A: That’s true. Ten of twelve songs were written for the album, and “Soba Ni Ite” and “Juuhassai No Uta” were intended to be released as singles. Also, when we decided to make the album I realized I’d never had a unifying concept or theme before. Until now we collected the songs and made an album, but this was different. This is an album of my thoughts, so it’s like the listener can get my feelings in real time. It was also big knowing there was going to be a tour attached. I knew I would be singing these songs in front of an audience, so I made it a goal to project my feelings. Projecting that I’m living and I’m alive became an important message. Right now I’m feeling like I’m overflowing with love.


--What sort of love is that?


A: When I talk about this it makes me feel very peaceful. (laughs) I’m overflowing with love from a variety of different places. First there’s my love for myself. I really feel the love and support from my fans and staff, and that’s very important to me and has allowed me to love myself. Until now I hadn’t experienced that sensation.


--You had a lot of songs that came from self-denial and self-hatred.


A: True. There was a time when I didn’t really like myself, and I wasn’t the type to appreciate what I had. But now I’ve learned how to love myself, and learned how to love other people. For example, any person has people that they love, and people that they hate, and people who they feel indifferent about. But I’ve come to learn you can learn something about yourself even from someone you don’t like, and that’s a chance you shouldn’t waste. There’s a reason inside yourself why you don’t like someone, and it doesn’t mean you should necessarily respect them, but understanding that reason is important. I’m thankful for learning this lesson. I had no understanding [of it] up until last year.

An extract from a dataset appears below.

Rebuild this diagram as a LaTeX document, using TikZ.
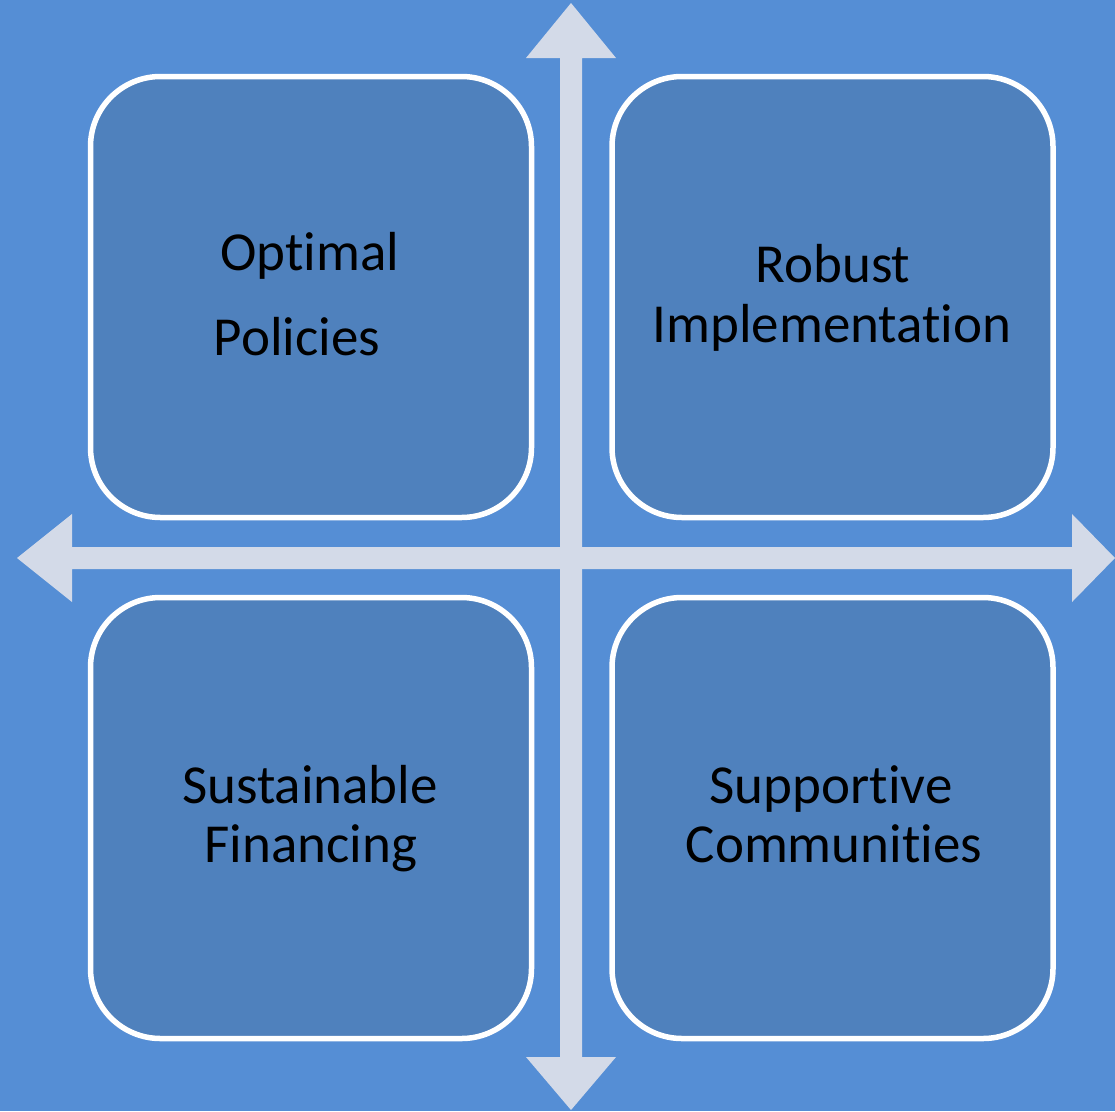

--Your perspective has really become positive. Why do you think that is?


A: A big part of that comes from my fans. I still have problems. There are times that are very painful and I feel like I’m going to die; the tears just don’t stop flowing. However, when I see the faces of the people who come to my concerts and feel that my songs are really reaching them, it seems like my painful times aren’t wasted. I can’t say how important my fans are to me. I really want them to know that.

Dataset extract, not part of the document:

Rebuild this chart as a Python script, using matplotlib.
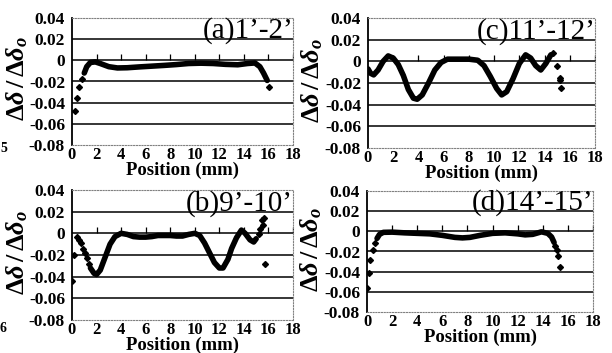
import matplotlib
matplotlib.use("Agg")
import matplotlib.pyplot as plt

plt.rcParams['font.family'] = ['Liberation Serif', 'DejaVu Serif']
plt.rcParams['mathtext.fontset'] = 'custom'
plt.rcParams['mathtext.rm'] = 'Liberation Serif:bold'
plt.rcParams['mathtext.it'] = 'Liberation Serif:italic:bold'
plt.rcParams['mathtext.bf'] = 'Liberation Serif:bold'

# dane
xa = [1.0, 1.2, 1.5, 1.9, 2.3, 3.0, 3.7, 4.5, 5.5, 6.5, 7.5, 8.5, 9.5, 10.5,
      11.5, 12.5, 13.5, 14.3, 14.9, 15.3, 15.6, 15.9]
ya = [-0.012, -0.006, -0.002, -0.0015, -0.003, -0.006, -0.0072, -0.007, -0.0062,
      -0.0055, -0.0048, -0.004, -0.003, -0.0027, -0.003, -0.0038, -0.0042, -0.003,
      -0.0025, -0.006, -0.012, -0.019]
xa_pkt = [0.25, 0.4, 0.6, 0.8, 16.05]
ya_pkt = [-0.048, -0.036, -0.025, -0.018, -0.025]

xb = [1.5, 1.8, 2.0, 2.3, 2.7, 3.1, 3.5, 4.0, 4.5, 5.0, 5.5, 6.0, 6.5, 7.0, 7.5,
      8.0, 8.5, 9.0, 9.5, 10.0, 10.4, 10.8, 11.2, 11.6, 12.0, 12.3, 12.7, 13.0,
      13.4, 13.8, 14.1, 14.5, 14.8, 15.0]
yb = [-0.032, -0.037, -0.038, -0.034, -0.022, -0.010, -0.003, 0.0, -0.001, -0.003,
      -0.0035, -0.0035, -0.003, -0.002, -0.002, -0.002, -0.0025, -0.0025, -0.001,
      0.0, -0.002, -0.009, -0.018, -0.027, -0.032, -0.032, -0.024, -0.014, -0.004,
      0.003, 0.0, -0.006, -0.008, -0.005]
xb_pkt = [0.0, 0.15, 0.4, 0.6, 0.75, 0.9, 1.05, 1.2, 1.35, 15.2, 15.35, 15.45,
          15.55, 15.65, 15.7]
yb_pkt = [-0.044, -0.020, -0.003, -0.006, -0.009, -0.014, -0.018, -0.023, -0.028,
          -0.001, 0.004, 0.012, 0.008, 0.014, -0.028]

xc = [0.0, 0.2, 0.45, 0.8, 1.2, 1.6, 2.0, 2.4, 2.8, 3.2, 3.6, 3.9, 4.3, 4.8, 5.3,
      5.8, 6.3, 7.0, 8.0, 8.7, 9.2, 9.7, 10.2, 10.6, 11.0, 11.5, 12.0, 12.5, 12.9,
      13.3, 13.7, 14.1, 14.5]
yc = [-0.007, -0.011, -0.0125, -0.008, 0.0, 0.005, 0.003, -0.003, -0.013, -0.026,
      -0.034, -0.035, -0.031, -0.020, -0.008, -0.001, 0.002, 0.002, 0.002, 0.001,
      -0.004, -0.014, -0.025, -0.031, -0.028, -0.016, -0.002, 0.006, 0.003, -0.004,
      -0.008, -0.002, 0.006]
xc_pkt = [14.7, 14.95, 15.2, 15.25, 15.3]
yc_pkt = [0.008, -0.004, -0.015, -0.017, -0.025]

xd = [0.8, 1.0, 1.3, 2.0, 3.0, 4.0, 5.0, 6.0, 7.0, 7.6, 8.2, 9.0, 10.0, 11.0,
      12.0, 12.6, 13.2, 13.9, 14.4, 14.7, 14.9]
yd = [-0.007, -0.003, -0.001, -0.0008, -0.0015, -0.002, -0.0025, -0.004, -0.006,
      -0.0065, -0.006, -0.004, -0.002, -0.0015, -0.0025, -0.0035, -0.003, -0.0005,
      -0.002, -0.0056, -0.011]
xd_pkt = [0.0, 0.13, 0.27, 0.48, 0.66, 15.0, 15.1, 15.2, 15.35]
yd_pkt = [-0.056, -0.041, -0.0285, -0.019, -0.012, -0.015, -0.019, -0.024, -0.035]

y_ticks = [0.04, 0.02, 0, -0.02, -0.04, -0.06, -0.08]
y_podpisy = ['0.04', '0.02', '0', '-0.02', '-0.04', '-0.06', '-0.08']
x_ticks = list(range(0, 19, 2))

panele = [
    ([72, 18, 293, 145], xa, ya, xa_pkt, ya_pkt, "(a)1\u2019-2\u2019"),
    ([368, 18, 595, 148], xc, yc, xc_pkt, yc_pkt, "(c)11\u2019-12\u2019"),
    ([72, 190, 293, 320], xb, yb, xb_pkt, yb_pkt, "(b)9\u2019-10\u2019"),
    ([367, 191, 593, 312], xd, yd, xd_pkt, yd_pkt, "(d)14\u2019-15\u2019"),
]

W, H = 612, 353
fig = plt.figure(figsize=(6.12, 3.53), dpi=100)

for (l, t, r, b), x, y, xp, yp, tytul in panele:
    ax = fig.add_axes([l / W, 1 - b / H, (r - l) / W, (b - t) / H])
    ax.plot(x, y, color='black', lw=4, solid_capstyle='round', zorder=3)
    ax.plot(xp, yp, 'D', color='black', ms=3, zorder=3)
    # małe kreski na osi zera
    ax.plot(x_ticks[1:], [0] * len(x_ticks[1:]), ls='none', marker=2,
            ms=4, mew=0.9, color='black', zorder=2)
    ax.set_xlim(0, 18)
    ax.set_ylim(-0.08, 0.04)
    ax.set_yticks(y_ticks)
    ax.set_yticklabels(y_podpisy, fontweight='bold', fontsize=12.5)
    ax.set_xticks(x_ticks)
    ax.set_xticklabels([str(v) for v in x_ticks], fontweight='bold', fontsize=12)
    ax.tick_params(axis='y', length=0, pad=5)
    ax.tick_params(axis='x', length=0, pad=1.5)
    ax.grid(axis='y', color='black', lw=1.1)
    gl = ax.get_ygridlines()
    gl[0].set_visible(False)
    gl[-1].set_visible(False)
    ax.set_axisbelow(True)
    for s in ['top', 'right', 'bottom']:
        ax.spines[s].set_color('0.5')
        ax.spines[s].set_linestyle((0, (1, 1.5)))
        ax.spines[s].set_linewidth(0.8)
    ax.spines['left'].set_linewidth(1.3)
    ax.set_xlabel('Position (mm)', fontweight='bold', fontsize=13.5, labelpad=-1)
    ax.set_ylabel(r'$\mathit{\Delta\delta\,/\,\Delta\delta_{o}}$', fontsize=19)
    ax.yaxis.set_label_coords(-0.19, 0.52)
    ax.text(18, 0.021, tytul, ha='right', va='baseline', fontsize=21,
            color='black')

fig.text(0.0, 1 - 152 / H, '5', fontweight='bold', fontsize=10, ha='left')
fig.text(0.0, 1 - 332 / H, '6', fontweight='bold', fontsize=10, ha='left')

plt.savefig('out.png', dpi=100)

Without an audience, there’s no reason to sing


--There are songs on the album about cheating and broken hearts and some difficult emotions, as well as an attitude about living life to the fullest. But the song “for you” is clearly directed to your fans, isn’t it?


A: I actually wrote that song while in the bathtub. I wanted it to be playful, but it turned into a much more serious song to express my gratitude to my fans.


--You sing, “Ongaeshi sasete yo” [“let me pay you back”].


A: It’s thanks to everyone that I became able to like myself, and I learned the power of happiness. This is a great gift, so I felt like I needed to find a way to pay it back. I felt much more negative years ago. I felt like life was like a confession. (laughs) But now I want to show my thanks, I want to return the favor. I get the power and I pay it back. It’s a never ending spiral of happiness.


--You also wrote the words “watashi ga utau riyuu” [“the reason I sing”] again.


A: I thought about it. Until now I had manipulated my singing so much I didn’t notice [my own voice], but when I had vocal cord surgery last year I really felt the how wonderful the simple gift of singing was. After the surgery I thought about what it would be like if I couldn’t sing again, and more than being worried about not having my voice back, I was first worried about not being able to share my voice with my fans. When I felt that, I realized the reason I sang had changed. Until now I wanted people to know who I was, but now I feel like I want to reach people.


--Are you saying you want to communicate with your listeners through music?


A: Yes, that’s right. Without everyone, there’s no reason to sing. Of course, even from the beginning I wanted to sing to connect with people, but back then it was just a push. Now I want to share back and forth with people. That’s why I want Mao Abe music now to resonate with my fans who have watched me. I’m Mao Abe because of them, and they give my singing meaning. This is not a half-baked love but a whole huge love.



John Thomas is a freelance translator and Japanese media reviewer.